#### PROVIDED MATERIAL ####
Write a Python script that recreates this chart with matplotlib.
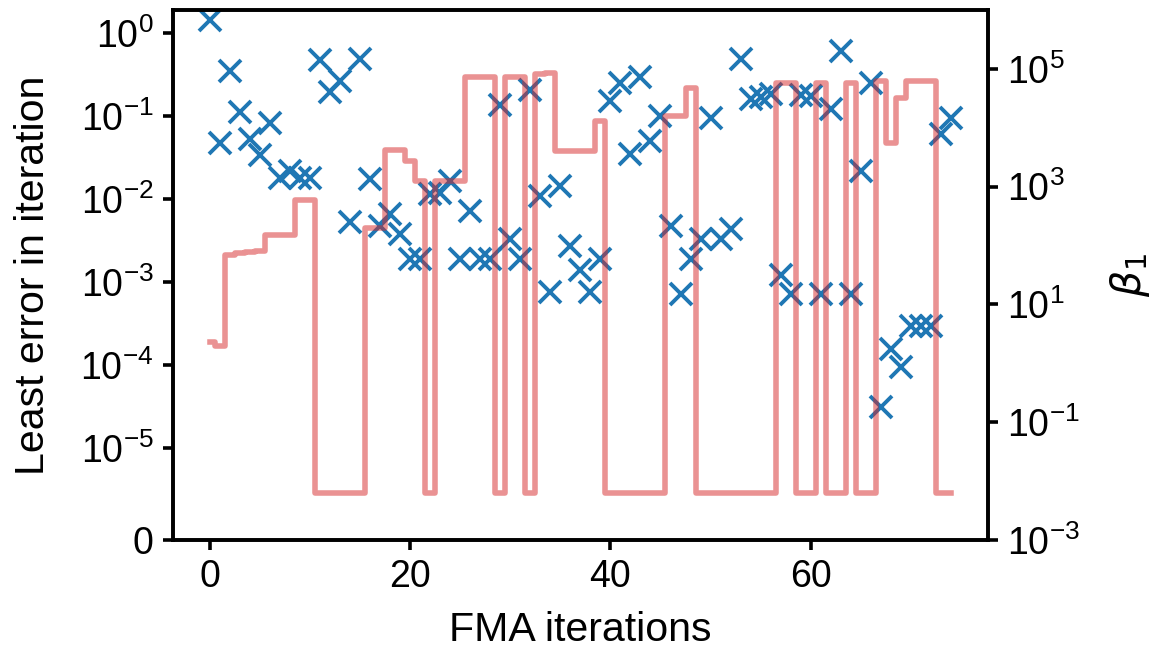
import numpy as np
import matplotlib
matplotlib.use('Agg')
import matplotlib.pyplot as plt
from matplotlib.ticker import NullLocator

# Data
iterations = np.arange(75)

# Least error in each FMA iteration (left axis, symlog)
least_error = [
    1.42, 0.047, 0.35, 0.112, 0.052, 0.0335, 0.083, 0.018, 0.0217, 0.018,
    0.018, 0.47, 0.193, 0.262, 0.0052, 0.48, 0.0173, 0.0047, 0.0065, 0.0038,
    0.0019, 0.0019, 0.0115, 0.0119, 0.0165, 0.0019, 0.0072, 0.0019, 0.0019, 0.134,
    0.0033, 0.0019, 0.204, 0.0109, 0.00075, 0.0143, 0.0027, 0.0014, 0.00075, 0.0019,
    0.151, 0.25, 0.0345, 0.296, 0.0498, 0.0995, 0.0047, 0.00072, 0.0019, 0.0033,
    0.095, 0.0033, 0.0043, 0.48, 0.16, 0.17, 0.185, 0.0012, 0.00072, 0.18,
    0.175, 0.00072, 0.12, 0.6, 0.00072, 0.0217, 0.25, 3.1e-5, 1.56e-4, 9.4e-5,
    2.9e-4, 2.9e-4, 2.9e-4, 0.06, 0.095,
]

# beta_1 per iteration (right axis, log)
beta1 = [
    2.34, 1.93, 70, 75, 77, 79, 152, 152, 152, 598,
    598, 0.0062, 0.0062, 0.0062, 0.0062, 0.0062, 198, 198, 4240, 4240,
    2680, 1225, 0.0062, 1225, 1225, 1225, 72800, 72800, 72800, 0.0062,
    73000, 73000, 0.0062, 80000, 85000, 4020, 4020, 4020, 4020, 13000,
    0.0062, 0.0062, 0.0062, 0.0062, 0.0062, 0.0062, 15900, 15900, 47400, 0.0062,
    0.0062, 0.0062, 0.0062, 0.0062, 0.0062, 0.0062, 0.0062, 57500, 57500, 0.0062,
    0.0062, 57500, 0.0062, 0.0062, 57500, 0.0062, 0.0062, 61400, 5500, 32000,
    61400, 61400, 61400, 0.0062, 0.0062,
]

left_ticks = [0, 1e-5, 1e-4, 1e-3, 1e-2, 1e-1, 1e0]
right_ticks = [1e-3, 1e-1, 1e1, 1e3, 1e5]


def main():
    plt.rcParams['font.family'] = ['Liberation Sans', 'DejaVu Sans']
    plt.rcParams['axes.linewidth'] = 1.3
    plt.rcParams['xtick.major.width'] = 1.3
    plt.rcParams['ytick.major.width'] = 1.3

    fig, ax = plt.subplots(figsize=(5.75, 3.265), dpi=200)
    fig.subplots_adjust(left=0.1504, right=0.859, bottom=0.173, top=0.985)

    ax.plot(iterations, least_error, 'x', color='tab:blue',
            markersize=8, markeredgewidth=1.4)
    ax.set_yscale('symlog', linthresh=1e-5)
    ax.set_ylim(0, 1.9)
    ax.set_yticks(left_ticks)
    ax.yaxis.set_minor_locator(NullLocator())
    ax.tick_params(labelsize=13.5)
    ax.set_xlabel('FMA iterations', fontsize=14.8, labelpad=5.5)
    ax.set_ylabel('Least error in iteration', fontsize=14.8, labelpad=10)

    ax2 = ax.twinx()
    ax2.plot(iterations, beta1, drawstyle='steps-mid', color='tab:red',
             alpha=0.5, linewidth=2.0)
    ax2.set_yscale('log')
    ax2.set_ylim(1e-3, 1e6)
    ax2.set_yticks(right_ticks)
    ax2.yaxis.set_minor_locator(NullLocator())
    ax2.tick_params(labelsize=13.5)
    ax2.set_ylabel(r'$\beta_1$', fontsize=14.8, labelpad=10)

    fig.savefig('out.png', dpi=200)


if __name__ == '__main__':
    main()
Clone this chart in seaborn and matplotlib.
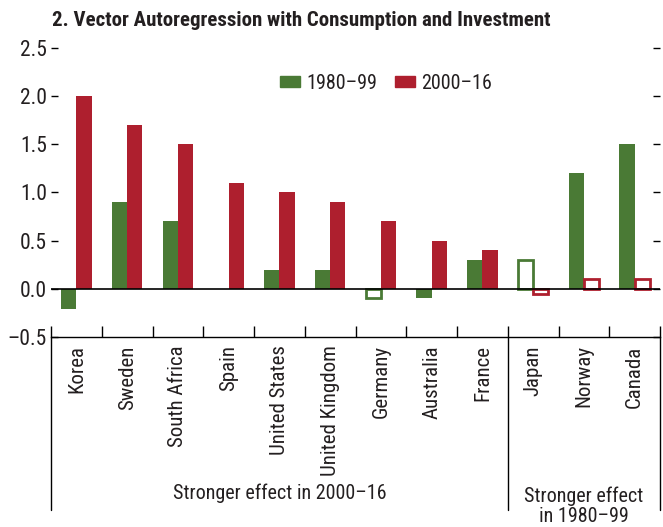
import numpy as np
import pandas as pd
import matplotlib
matplotlib.use("Agg")
import matplotlib.pyplot as plt
import matplotlib.patches as mpatches
from matplotlib.ticker import FixedLocator, FuncFormatter
import seaborn as sns

countries = ["Korea", "Sweden", "South Africa", "Spain", "United States",
             "United Kingdom", "Germany", "Australia", "France",
             "Japan", "Norway", "Canada"]
early = [-0.21, 0.9, 0.7, 0.0, 0.2, 0.2, -0.1, -0.1, 0.3, 0.3, 1.2, 1.5]
late = [2.0, 1.7, 1.5, 1.1, 1.0, 0.9, 0.7, 0.5, 0.4, -0.05, 0.1, 0.1]
periods = ["1980–99", "2000–16"]
# hollow bars (not significant)
early_hollow = ["Germany", "Japan"]
late_hollow = ["Japan", "Norway", "Canada"]

green = "#4a7a35"
red = "#ae1f2e"
txt = "#231f20"

df = pd.DataFrame({
    "country": countries * 2,
    "value": early + late,
    "period": [periods[0]] * len(countries) + [periods[1]] * len(countries),
})

sns.set_style("white")
plt.rcParams["font.family"] = ["Roboto Condensed", "DejaVu Sans"]
plt.rcParams["text.color"] = txt

fig = plt.figure(figsize=(6.63, 5.27), dpi=100)
ax = fig.add_axes([0.077, 0.3605, 0.9185, 0.5485])

sns.barplot(data=df, x="country", y="value", hue="period", order=countries,
            hue_order=periods, palette=[green, red], width=0.6, saturation=1,
            errorbar=None, legend=False, ax=ax)

for cont, col, hollow in [(ax.containers[0], green, early_hollow),
                          (ax.containers[1], red, late_hollow)]:
    for name, bar in zip(countries, cont):
        if name in hollow:
            bar.set_facecolor("white")
            bar.set_edgecolor(col)
            bar.set_linewidth(2)
        else:
            bar.set_linewidth(0)

ax.axhline(0, color="black", lw=1.2, zorder=5)

ax.set_xlim(-0.5, 11.5)
ax.set_ylim(-0.5, 2.5)
ax.set_xlabel("")
ax.set_ylabel("")

ax.set_yticks(np.arange(-0.5, 2.51, 0.5))
ax.yaxis.set_major_formatter(FuncFormatter(
    lambda v, p: ("\u2013%.1f" % abs(v)) if v < -1e-9 else "%.1f" % abs(v)))
ax.tick_params(axis="y", direction="in", length=5, width=1, color="black",
               left=True, right=True, labelright=False, labelsize=15.5,
               labelcolor=txt, pad=3)

ax.set_xticks(range(len(countries)))
ax.set_xticklabels(countries, rotation=90, va="top", ha="center")
ax.tick_params(axis="x", which="major", length=0, pad=6, labelsize=15,
               labelcolor=txt)
ax.xaxis.set_minor_locator(FixedLocator(np.arange(-0.5, 12, 1)))
ax.tick_params(axis="x", which="minor", direction="in", length=8, width=1,
               color="black", bottom=True)

for s in ["top", "left", "right"]:
    ax.spines[s].set_visible(False)
ax.spines["bottom"].set_color("black")
ax.spines["bottom"].set_linewidth(1)

trans = ax.get_xaxis_transform()
for xv in [-0.5, 8.5, 11.5]:
    ax.plot([xv, xv], [0, -0.6], transform=trans, color="black", lw=1,
            clip_on=False)

ax.text(4, -0.54, "Stronger effect in 2000–16", transform=trans,
        ha="center", va="center", fontsize=14.5)
ax.text(10, -0.585, "Stronger effect\nin 1980–99", transform=trans,
        ha="center", va="center", fontsize=14.5, linespacing=1.1)

handles = [mpatches.Patch(color=green, label=periods[0]),
           mpatches.Patch(color=red, label=periods[1])]
fig.legend(handles=handles, loc="center", bbox_to_anchor=(0.582, 0.842),
           ncol=2, frameon=False, fontsize=14.5, handlelength=1.0,
           handleheight=0.5, handletextpad=0.3, columnspacing=0.9)

fig.text(0.078, 0.962, "2. Vector Autoregression with Consumption and Investment",
         fontsize=15, fontweight="bold", ha="left", va="center")

fig.savefig("out.png", dpi=100)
####
WHAT IS BEING ASKED: Your first line is the one with "Clone this chart in seaborn and matplotlib.", and your last is the one with "import seaborn as sns". Copy those and every line between them exactly, without any pictures.

RESULT OF THIS TASK:
Clone this chart in seaborn and matplotlib.
import numpy as np
import pandas as pd
import matplotlib
matplotlib.use("Agg")
import matplotlib.pyplot as plt
import matplotlib.patches as mpatches
from matplotlib.ticker import FixedLocator, FuncFormatter
import seaborn as sns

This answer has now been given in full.